**PROVIDED DATA**
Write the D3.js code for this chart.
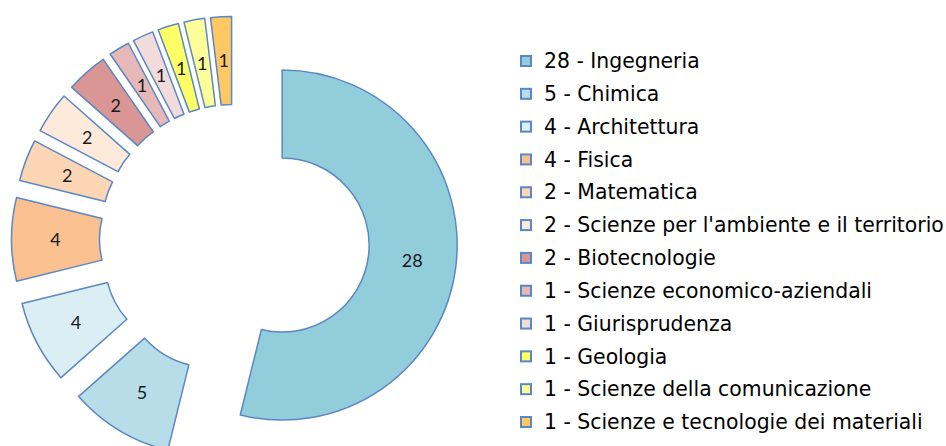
<!DOCTYPE html>
<html>
<head>
<meta charset="utf-8">
<script src="https://cdn.jsdelivr.net/npm/d3@7"></script>
<style>
  body { margin: 0; background: #fff; }
</style>
</head>
<body>
<div id="viz"></div>
<script>
var categories = ["Ingegneria", "Chimica", "Architettura", "Fisica", "Matematica",
    "Scienze per l'ambiente e il territorio", "Biotecnologie", "Scienze economico-aziendali",
    "Giurisprudenza", "Geologia", "Scienze della comunicazione", "Scienze e tecnologie dei materiali"];
var values = [28, 5, 4, 4, 2, 2, 2, 1, 1, 1, 1, 1];
var colors = ["#92cddc", "#b7dee8", "#daeef3", "#fac090", "#fcd5b5", "#fdeada",
    "#d99694", "#e6b9b8", "#f2dcdb", "#ffff66", "#ffff99", "#ffc863"];

var width = 946,
    height = 446;

var cx = 234.5, cy = 239.3,
    innerR = 87, outerR = 175,
    explode = 48;

var svg = d3.select("#viz")
  .append("svg")
    .attr("width", width)
    .attr("height", height);

var data = values.map(function(v, i) {
    return {name: categories[i], value: v, color: colors[i]};
});

var pie = d3.pie()
    .sort(null)
    .value(function(d) { return d.value; });

var arc = d3.arc()
    .innerRadius(innerR)
    .outerRadius(outerR);

var g = svg.append("g")
    .attr("transform", "translate(" + cx + "," + cy + ")");

var slices = g.selectAll("g.slice")
    .data(pie(data))
  .enter().append("g")
    .attr("class", "slice")
    .attr("transform", function(d) {
        var mid = (d.startAngle + d.endAngle) / 2;
        return "translate(" + (Math.sin(mid) * explode) + "," + (-Math.cos(mid) * explode) + ")";
    });

slices.append("path")
    .attr("d", arc)
    .style("fill", function(d) { return d.data.color; })
    .style("stroke", "#5b87c5")
    .style("stroke-width", "1.5px")
    .style("stroke-linejoin", "round");

slices.append("text")
    .attr("transform", function(d) { return "translate(" + arc.centroid(d) + ")"; })
    .attr("text-anchor", "middle")
    .attr("dy", "0.35em")
    .style("font-family", "Lato, 'Open Sans', sans-serif")
    .style("font-size", "18px")
    .style("fill", "#1a1a1a")
    .text(function(d) { return d.data.value; });

// legend
var legend = svg.append("g")
    .attr("transform", "translate(520,0)");

var rowY = d3.scalePoint()
    .domain(categories)
    .range([61, 422]);

var item = legend.selectAll("g.item")
    .data(data)
  .enter().append("g")
    .attr("class", "item")
    .attr("transform", function(d) { return "translate(0," + rowY(d.name) + ")"; });

item.append("rect")
    .attr("x", 1)
    .attr("y", -5)
    .attr("width", 10)
    .attr("height", 10)
    .style("fill", function(d) { return d.color; })
    .style("stroke", "#5b87c5")
    .style("stroke-width", "2px");

item.append("text")
    .attr("x", 24)
    .attr("dy", "0.35em")
    .style("font-family", "'DejaVu Sans', Verdana, sans-serif")
    .style("font-size", "20.4px")
    .style("fill", "#000")
    .text(function(d) { return d.value + " - " + d.name; });
</script>
</body>
</html>
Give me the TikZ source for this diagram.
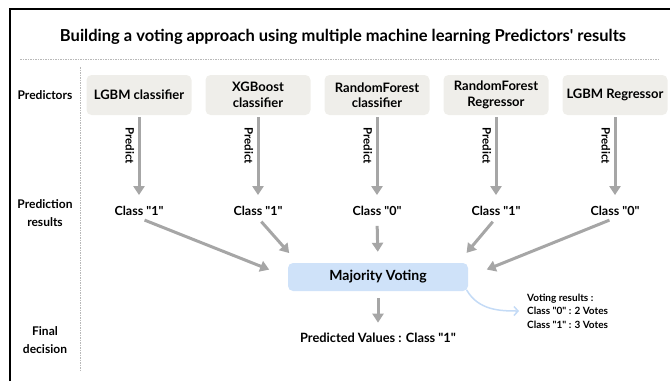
\documentclass[tikz,border=0pt]{standalone}
\usepackage{fontspec}
\setmainfont{Lato}[Ligatures=TeXOff]
\usetikzlibrary{arrows.meta,calc}

\definecolor{arrowgray}{HTML}{A6A6A6}
\definecolor{boxgray}{HTML}{EFEEEA}
\definecolor{voteblue}{HTML}{CFE2F9}
\definecolor{curveblue}{HTML}{C4DBF6}
\definecolor{rulegray}{HTML}{B8B8B8}

\tikzset{
  predbox/.style={fill=boxgray, rounded corners=5pt, minimum width=105pt,
    minimum height=40pt, align=center, inner sep=1pt,
    font=\fontsize{13}{15.5}\selectfont\bfseries},
  rowlabel/.style={align=center, font=\fontsize{12}{18}\selectfont\bfseries},
  classlabel/.style={font=\fontsize{12.5}{14}\selectfont\bfseries, inner sep=2pt},
  grayarrow/.style={draw=arrowgray, line width=3pt,
    -{Triangle[width=11pt,length=9pt]}},
  predictlabel/.style={rotate=-90, font=\fontsize{11.5}{13}\selectfont\bfseries},
  guide/.style={draw=rulegray, line width=0.6pt, dash pattern=on 1.5pt off 1pt},
}

\begin{document}
\begin{tikzpicture}[x=1pt, y=-1pt]
\useasboundingbox (0,0) rectangle (670,381);

% outer frame (open to the right and bottom)
\draw[line width=2pt] (10,381) -- (10,9) -- (670,9);

% title and separators
\node (title) at (343,37) {\fontsize{16.5}{18}\selectfont\bfseries Building a voting approach using multiple machine learning Predictors' results};
\draw[guide] (20,59) -- (659,59);
\draw[guide] (80,67) -- (80,372);

% row headings
\node[rowlabel] (r1) at (45,95) {Predictors};
\node[rowlabel] (r2) at (45,213) {Prediction\\results};
\node[rowlabel] (r3) at (45,340) {Final\\decision};

% predictors
\node[predbox] (p1) at (139,95) {LGBM classifier};
\node[predbox] (p2) at (258,95) {XGBoost\\classifier};
\node[predbox] (p3) at (377,95) {RandomForest\\classifier};
\node[predbox] (p4) at (496,95) {RandomForest\\Regressor};
\node[predbox] (p5) at (615,95) {LGBM Regressor};

% prediction results
\node[classlabel] (c1) at (139,211) {Class "1"};
\node[classlabel] (c2) at (258,211) {Class "1"};
\node[classlabel] (c3) at (377,211) {Class "0"};
\node[classlabel] (c4) at (496,211) {Class "1"};
\node[classlabel] (c5) at (615,211) {Class "0"};

% predict arrows
\foreach \i in {1,...,5}{
  \draw[grayarrow, shorten <=2pt, shorten >=9pt] (p\i.south) -- (c\i.north)
    node[predictlabel, pos=0.32, right=2pt, anchor=north] {Predict};
}

% voting
\node[fill=voteblue, rounded corners=5pt, minimum width=180pt, minimum height=28pt,
  font=\fontsize{14}{16}\selectfont\bfseries] (m) at (378,277) {Majority Voting};

\coordinate (mnw) at ($(m.north west)+(10,0)$);
\coordinate (mne) at ($(m.north east)+(-10,0)$);
\draw[grayarrow, shorten <=6pt, shorten >=20pt] (c1.south) -- (m.west);
\draw[grayarrow, shorten <=5pt, shorten >=13pt] (c2.south) -- (mnw);
\draw[grayarrow, shorten <=8pt, shorten >=11pt] (c3.south) -- (m.north);
\draw[grayarrow, shorten <=5pt, shorten >=13pt] (c4.south) -- (mne);
\draw[grayarrow, shorten <=6pt, shorten >=20pt] (c5.south) -- (m.east);

% final decision
\node[font=\fontsize{12.8}{15}\selectfont\bfseries] (pv) at (378,338) {Predicted Values : Class "1"};
\draw[grayarrow, shorten <=7pt, shorten >=7pt] (m.south) -- (pv.north);

% vote tally
\node[anchor=west, align=left, inner sep=2pt,
  font=\fontsize{10}{13.5}\selectfont\bfseries] (vr) at (525,311)
  {Voting results :\\Class "0" : 2 Votes\\Class "1" : 3 Votes};
\draw[curveblue, line width=1.5pt, -{Straight Barb[length=4pt,width=9pt]},
  shorten <=1pt, shorten >=6pt]
  ($(m.south east)+(-2,-2)$) to[out=-60, in=180] (vr.west);
\end{tikzpicture}
\end{document}
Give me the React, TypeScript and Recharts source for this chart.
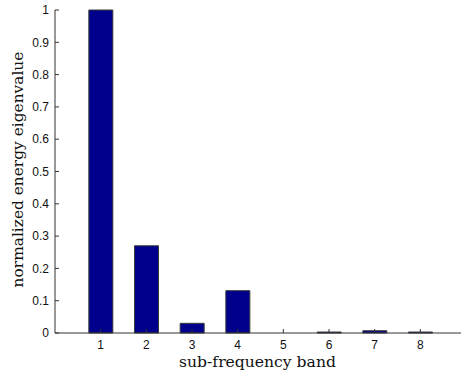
import React from "react";
import { BarChart, Bar, XAxis, YAxis } from "recharts";

const bands = [1, 2, 3, 4, 5, 6, 7, 8];
const eigenvalues = [1.0, 0.27, 0.03, 0.131, 0.0, 0.003, 0.007, 0.003];
const yTicks = [0, 0.1, 0.2, 0.3, 0.4, 0.5, 0.6, 0.7, 0.8, 0.9, 1];
const xTitle = "sub-frequency band";
const yTitle = "normalized energy eigenvalue";

const data = bands.map((b, i) => ({ band: b, value: eigenvalues[i] }));

const AXIS = "#333333";
const tickFont = { fontFamily: "Liberation Sans, Arial, sans-serif", fontSize: 12, fill: "#111" };
const titleFont = "DejaVu Serif, serif";

const fmtY = (v: number) => (v === 0 ? "0" : v === 1 ? "1" : String(v));

export default function App() {
  return (
    <div style={{ position: "absolute", left: 0, top: 0, width: 461, height: 378, overflow: "hidden", background: "#fff" }}>
      <BarChart
        width={470}
        height={378}
        data={data}
        margin={{ top: 10, right: 4, bottom: 0, left: 0 }}
        barSize={24}
      >
        <XAxis
          xAxisId="top"
          orientation="top"
          dataKey="band"
          type="number"
          domain={[0, 9]}
          ticks={bands}
          height={0}
          stroke={AXIS}
          tickSize={-4}
          tickFormatter={() => ""}
        />
        <XAxis
          dataKey="band"
          type="number"
          domain={[0, 9]}
          ticks={bands}
          height={45}
          stroke={AXIS}
          tickSize={-4}
          tickMargin={11}
          tick={tickFont}
          label={{
            content: (p: any) => {
              const vb = p.viewBox || {};
              return (
                <text
                  x={vb.x + vb.width / 2 - 3}
                  y={367}
                  textAnchor="middle"
                  fontFamily={titleFont}
                  fontSize={15.6}
                  fill="#111"
                >
                  {xTitle}
                </text>
              );
            },
          }}
        />
        <YAxis
          domain={[0, 1]}
          ticks={yTicks}
          width={55}
          stroke={AXIS}
          tickSize={-4}
          tickMargin={10}
          tick={tickFont}
          tickFormatter={fmtY}
          label={{
            content: (p: any) => {
              const vb = p.viewBox || {};
              const cx = 18;
              const cy = vb.y + vb.height / 2 - 2;
              return (
                <text
                  x={cx}
                  y={cy}
                  transform={`rotate(-90, ${cx}, ${cy})`}
                  textAnchor="middle"
                  dominantBaseline="central"
                  fontFamily={titleFont}
                  fontSize={15.4}
                  fill="#111"
                >
                  {yTitle}
                </text>
              );
            },
          }}
        />
        <Bar dataKey="value" fill="#00008c" stroke="#3a3a3a" strokeWidth={1} isAnimationActive={false} />
      </BarChart>
    </div>
  );
}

**WORK TO DO**
Pictures are excluded. Repeat exactly the lines from the one containing "Give me the TikZ source for this diagram." to the one containing "(r3) at (45,340)", inclusive.

**SOLUTION**
Give me the TikZ source for this diagram.
\documentclass[tikz,border=0pt]{standalone}
\usepackage{fontspec}
\setmainfont{Lato}[Ligatures=TeXOff]
\usetikzlibrary{arrows.meta,calc}

\definecolor{arrowgray}{HTML}{A6A6A6}
\definecolor{boxgray}{HTML}{EFEEEA}
\definecolor{voteblue}{HTML}{CFE2F9}
\definecolor{curveblue}{HTML}{C4DBF6}
\definecolor{rulegray}{HTML}{B8B8B8}

\tikzset{
  predbox/.style={fill=boxgray, rounded corners=5pt, minimum width=105pt,
    minimum height=40pt, align=center, inner sep=1pt,
    font=\fontsize{13}{15.5}\selectfont\bfseries},
  rowlabel/.style={align=center, font=\fontsize{12}{18}\selectfont\bfseries},
  classlabel/.style={font=\fontsize{12.5}{14}\selectfont\bfseries, inner sep=2pt},
  grayarrow/.style={draw=arrowgray, line width=3pt,
    -{Triangle[width=11pt,length=9pt]}},
  predictlabel/.style={rotate=-90, font=\fontsize{11.5}{13}\selectfont\bfseries},
  guide/.style={draw=rulegray, line width=0.6pt, dash pattern=on 1.5pt off 1pt},
}

\begin{document}
\begin{tikzpicture}[x=1pt, y=-1pt]
\useasboundingbox (0,0) rectangle (670,381);

% outer frame (open to the right and bottom)
\draw[line width=2pt] (10,381) -- (10,9) -- (670,9);

% title and separators
\node (title) at (343,37) {\fontsize{16.5}{18}\selectfont\bfseries Building a voting approach using multiple machine learning Predictors' results};
\draw[guide] (20,59) -- (659,59);
\draw[guide] (80,67) -- (80,372);

% row headings
\node[rowlabel] (r1) at (45,95) {Predictors};
\node[rowlabel] (r2) at (45,213) {Prediction\\results};
\node[rowlabel] (r3) at (45,340) {Final\\decision};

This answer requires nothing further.